Artificial Intelligence in Education: A Historical–Critical Analysis of a Contemporary Educational Problem offers a thoughtful, grounded examination of how AI is changing teaching, learning, assessment, and institutional responsibility. Rather than focusing on tools or predictions, this book asks deeper questions: What counts as learning when machines can generate text and images? Where does authorship lie in AI-assisted work? How should schools govern AI without panic, surveillance, or blind enthusiasm?

Written by an experienced educator in his twenty-fifth year of teaching, the book brings together historical analysis, classroom practice, and institutional governance.
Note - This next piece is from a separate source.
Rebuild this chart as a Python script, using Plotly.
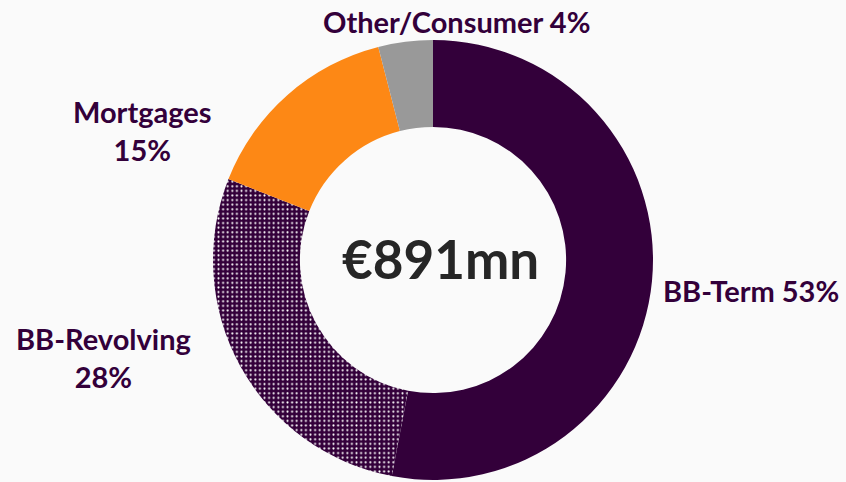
import plotly.graph_objects as go

categories = ["BB-Term", "BB-Revolving", "Mortgages", "Other/Consumer"]
values = [53, 28, 15, 4]
colors = ["#33003a", "#33003a", "#fd8815", "#999999"]
patterns = ["", ".", "", ""]
label_texts = ["BB-Term 53%", "BB-Revolving<br>28%", "Mortgages<br>15%", "Other/Consumer 4%"]
center_text = "€891mn"

W, H = 846, 482
cx, cy, R = 433, 260, 220

fig = go.Figure(go.Pie(
    labels=categories,
    values=values,
    sort=False,
    direction="clockwise",
    rotation=0,
    hole=0.605,
    textinfo="none",
    hoverinfo="label+percent",
    marker=dict(
        colors=colors,
        line=dict(width=0),
        pattern=dict(shape=patterns, fgcolor="#ffffff", bgcolor=colors, fgopacity=1,
                     size=4.6, solidity=0.16, fillmode="replace"),
    ),
    domain=dict(x=[(cx - R) / W, (cx + R) / W], y=[(H - cy - R) / H, (H - cy + R) / H]),
    showlegend=False,
))

label_font = dict(family="Lato, Carlito, sans-serif", size=29, color="#33003a", weight="bold")
label_pos = [(751, 290), (103, 357), (142, 131), (457, 22)]
for t, (x, y) in zip(label_texts, label_pos):
    fig.add_annotation(x=x / W, y=1 - y / H, xref="paper", yref="paper", text="<b>" + t + "</b>",
                       showarrow=False, font=label_font, xanchor="center", yanchor="middle", align="center")

fig.add_annotation(x=440 / W, y=1 - 258 / H, xref="paper", yref="paper", text="<b>" + center_text + "</b>",
                   showarrow=False, font=dict(family="Lato, Carlito, sans-serif", size=53, color="#262626"),
                   xanchor="center", yanchor="middle")

fig.update_layout(
    width=W, height=H,
    margin=dict(l=0, r=0, t=0, b=0),
    paper_bgcolor="#fafafa",
    plot_bgcolor="#fafafa",
)

fig.write_html("out.html", config={"displayModeBar": False},
               post_script="document.body.style.margin='0';document.body.style.background='#fafafa';")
It traces how AI fits into longer educational debates about judgment, effort, authority, and responsibility, showing that many “new” problems are long-standing ones made more visible by technology.

Across twelve chapters, the book explores:

  • how AI reshapes thinking, attention, and decision-making

  • why prohibition and detection-based responses often fail

  • how writing, prompting, and visual narratives change in AI-rich classrooms

  • how educators can design tasks that support learning without delegating it

  • how institutions and global bodies govern AI through law, policy, and norms

A central contribution of the book is the Calíope model, a practical framework for using AI as a learning companion rather than a substitute—especially in writing and assessment. This model helps educators preserve authorship and responsibility while engaging honestly with AI-supported learning.

The final chapters examine global approaches to AI governance in education, including international organizations, legal frameworks in Europe and Chile, and the role of awarding bodies such as the International Baccalaureate and Cambridge. The book concludes by arguing that education’s responsibility in an artificial society is not to keep pace with machines, but to reaffirm what must remain human.

Designed for educators, school leaders, policymakers, and thoughtful readers, this book does not offer quick fixes or technical manuals. Instead, it provides clarity, perspective, and practical orientation for anyone seeking to understand what truly matters when artificial intelligence enters educational life.